On certain days, even getting Shawn off to school was a big feat. I was a wreck, and for me, if I couldn’t do it well, I didn’t want to do it at all. I had a lot of pride and did not want my peers to see me crumble. It was best for me to just leave gracefully. After 18 years of employment, I left my corporate job. In order to keep the roof over our heads, I started cleaning houses. This job allowed me the freedom to cancel on days that I was struggling and avoid dealing with the corporate grind, as I called it at the time. I could go home and cry or sleep or do whatever I needed to do.
As time went on and I grieved Rachel’s death, I got stronger and stronger. But let me tell you, time does not heal. I have never worked harder in my life than the first two years of grieving. It truly takes something. If I had just sat around waiting for time to heal, I would still be lying on my living room floor in the fetal position howling like a wounded animal. In my experience, healing is a verb, which implies action.
The Road to Recovery
My world was shattered. It felt like I was putting together pieces of broken glass. I was desperate to have the life I used to have. Yet, that was impossible because my world used to have Rachel in it, and now she was gone.
I decided that after Rachel died, I would survive life, take it passively and make the best of it. I walked through life with that attitude and outlook, in the first year and at times, I just wanted to lay down and not wake up. Death at times seemed like a viable option, but then I chose life. And it is a choice.
I decided my life was going to be full of joy, happiness and laughter. And I decided Rachel’s death was not going to define who I was but shape me into who I become. My circumstances would no longer determine how my life went; I would be doing that.

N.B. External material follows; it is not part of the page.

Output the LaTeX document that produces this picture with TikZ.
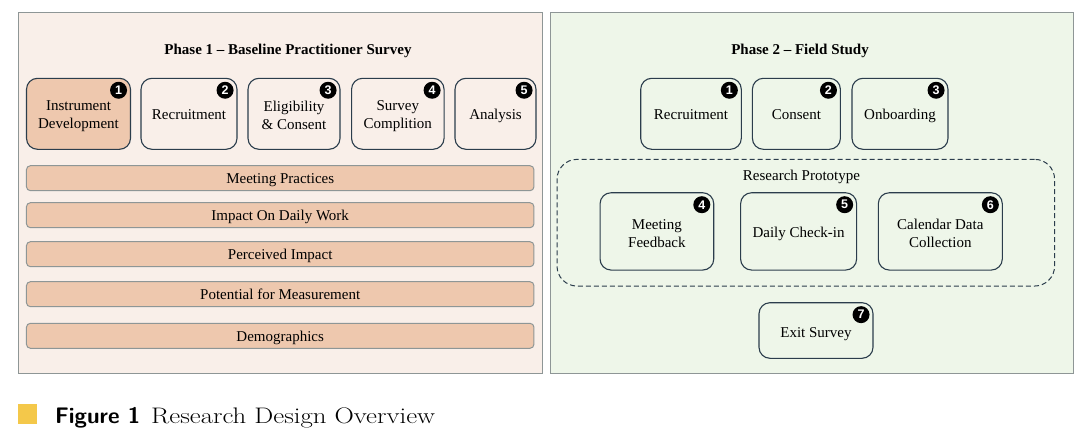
\documentclass[tikz,border=0pt]{standalone}
\usepackage{fontspec}
\newfontfamily\tnr{Liberation Serif}
\newfontfamily\badgefont{Liberation Sans}
\definecolor{leftbg}{HTML}{F9EFE9}
\definecolor{rightbg}{HTML}{EEF6E9}
\definecolor{peach}{HTML}{EEC8AE}
\definecolor{panelline}{HTML}{8E9696}
\definecolor{boxline}{HTML}{2B3D4C}
\definecolor{capyellow}{HTML}{F4C84A}
\tikzset{
  panel/.style={draw=panelline, line width=1pt, inner sep=0pt},
  box/.style={draw=boxline, line width=1.1pt, rounded corners=11pt, inner sep=0pt},
  lbl/.style={align=center, font=\tnr\fontsize{15}{18}\selectfont, inner sep=0pt},
  one/.style={lbl, text height=10pt, text depth=3.3pt},
  bar/.style={draw=panelline, fill=peach, line width=1pt, rounded corners=4pt,
    minimum width=507.5pt, minimum height=25pt, inner sep=0pt},
  badge/.style={circle, fill=black, minimum size=17pt, inner sep=0pt, text=white,
    font=\badgefont\bfseries\fontsize{12.5}{12.5}\selectfont},
  ttl/.style={font=\tnr\bfseries\fontsize{15}{18}\selectfont, inner sep=0pt},
  group/.style={draw=boxline, dash pattern=on 5pt off 3pt, line width=1pt, rounded corners=20pt, inner sep=0pt}
}
\begin{document}
\begin{tikzpicture}[x=1pt,y=-1pt]
\useasboundingbox (0,0) rectangle (1086,444);
% panels
\node[panel, fill=leftbg, minimum width=524pt, minimum height=360pt] (left) at (280,193) {};
\node[panel, fill=rightbg, minimum width=523pt, minimum height=360pt] (right) at (811.5,193) {};
\node[ttl] (t1) at (288,51) {Phase 1 – Baseline Practitioner Survey};
\node[ttl] (t2) at (800,51) {Phase 2 – Field Study};
% phase 1 boxes
\node[box, fill=peach, minimum width=104pt, minimum height=71pt] (b1) at (78.5,113.8) {};
\node[box, minimum width=96pt, minimum height=71pt] (b2) at (189,113.8) {};
\node[box, minimum width=92pt, minimum height=71pt] (b3) at (294,113.8) {};
\node[box, minimum width=92.5pt, minimum height=71pt] (b4) at (397.8,113.8) {};
\node[box, minimum width=81pt, minimum height=71pt] (b5) at (495.5,113.8) {};
\node[lbl] (b1t) at ([yshift=-2.5pt]b1.center) {Instrument\\Development};
\node[one] (b2t) at ([yshift=-2.5pt]b2.center) {Recruitment};
\node[lbl] (b3t) at ([yshift=-1.5pt]b3.center) {Eligibility\\\& Consent};
\node[lbl] (b4t) at ([yshift=-2.5pt]b4.center) {Survey\\Complition};
\node[one] (b5t) at ([yshift=-2.5pt]b5.center) {Analysis};
\foreach \n/\k in {b1/1,b2/2,b3/3,b4/4,b5/5}
  \node[badge] (\n n) at ([xshift=-12.5pt,yshift=-12.5pt]\n.north east) {\k};
% bars
\node[bar] (m1) at (280.2,178.2) {};
\node[bar] (m2) at (280.2,215.2) {};
\node[bar] (m3) at (280.2,254.2) {};
\node[bar] (m4) at (280.2,294.2) {};
\node[bar] (m5) at (280.2,335.8) {};
\node[one] (m1t) at ([yshift=-2.3pt]m1.center) {Meeting Practices};
\node[one] (m2t) at ([yshift=-2.3pt]m2.center) {Impact On Daily Work};
\node[one] (m3t) at ([yshift=-2.3pt]m3.center) {Perceived Impact};
\node[one] (m4t) at ([yshift=-2.3pt]m4.center) {Potential for Measurement};
\node[one] (m5t) at ([yshift=-2.3pt]m5.center) {Demographics};
% phase 2
\node[box, minimum width=100.6pt, minimum height=71pt] (r1) at (691,113.8) {};
\node[box, minimum width=88pt, minimum height=71pt] (r2) at (796.4,113.8) {};
\node[box, minimum width=96pt, minimum height=71pt] (r3) at (900,113.8) {};
\node[group, minimum width=497.6pt, minimum height=126.7pt] (proto) at (805.8,222.7) {};
\node[one] (protot) at (801.5,177.3) {Research Prototype};
\node[box, minimum width=113.7pt, minimum height=77.3pt] (r4) at (656.9,231.4) {};
\node[box, minimum width=116pt, minimum height=77.3pt] (r5) at (798.6,231.4) {};
\node[box, minimum width=124pt, minimum height=77.3pt] (r6) at (940.3,231.4) {};
\node[box, minimum width=114pt, minimum height=55.6pt] (r7) at (816,330.5) {};
\node[one] (r1t) at ([yshift=-2.5pt]r1.center) {Recruitment};
\node[one] (r2t) at ([yshift=-2.5pt]r2.center) {Consent};
\node[one] (r3t) at ([yshift=-2.5pt]r3.center) {Onboarding};
\node[lbl] (r4t) at ([yshift=-2pt]r4.center) {Meeting\\Feedback};
\node[one] (r5t) at ([yshift=-3pt]r5.center) {Daily Check-in};
\node[lbl] (r6t) at ([yshift=-1.7pt]r6.center) {Calendar Data\\Collection};
\node[one] (r7t) at ([yshift=-3.5pt]r7.center) {Exit Survey};
\foreach \n/\k in {r1/1,r2/2,r3/3,r4/4,r5/5,r6/6,r7/7}
  \node[badge] (\n n) at ([xshift=-12.5pt,yshift=-12.5pt]\n.north east) {\k};
% caption
\node[fill=capyellow, minimum width=19pt, minimum height=19.5pt, inner sep=0pt] (sq) at (27.8,414) {};
\node[anchor=base west, inner sep=0pt, font=\fontsize{22.5}{26}\selectfont] (cap) at (55,423.5)
  {{\sffamily\bfseries Figure 1}\hspace{11pt}\scalebox{1.19}[1]{Research Design Overview}};
\end{tikzpicture}
\end{document}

In 2008, my ex-husband died by suicide, and it has been devastating to my son Shawn. From my own grief work that I had done with regards to the divorce, I was complete with my ex-husband and was able to host a memorial service for him and honour this man, and a life that mattered and is a demonstration of love and forgiveness in front of my (at the time,) 16-year-old son. I continued to support Shawn while he worked through his grief.
After eight years, I closed my cleaning business. This was when I decided to return to the corporate environment and stepped back into leadership roles. I really enjoyed it. Also, I continue to do public speaking, authored a grief healing workbook called My Good Grief – Healing from Loss, facilitate one-on-one grief workshops, help with mental health training for the Ontario Junior Hockey League and discuss mental health in the Workplace Workshops for various companies. I advocate for people being Free To Be REAL and to help them reclaim their lives in the face of loss so they can fulfill their dreams with joy in their hearts.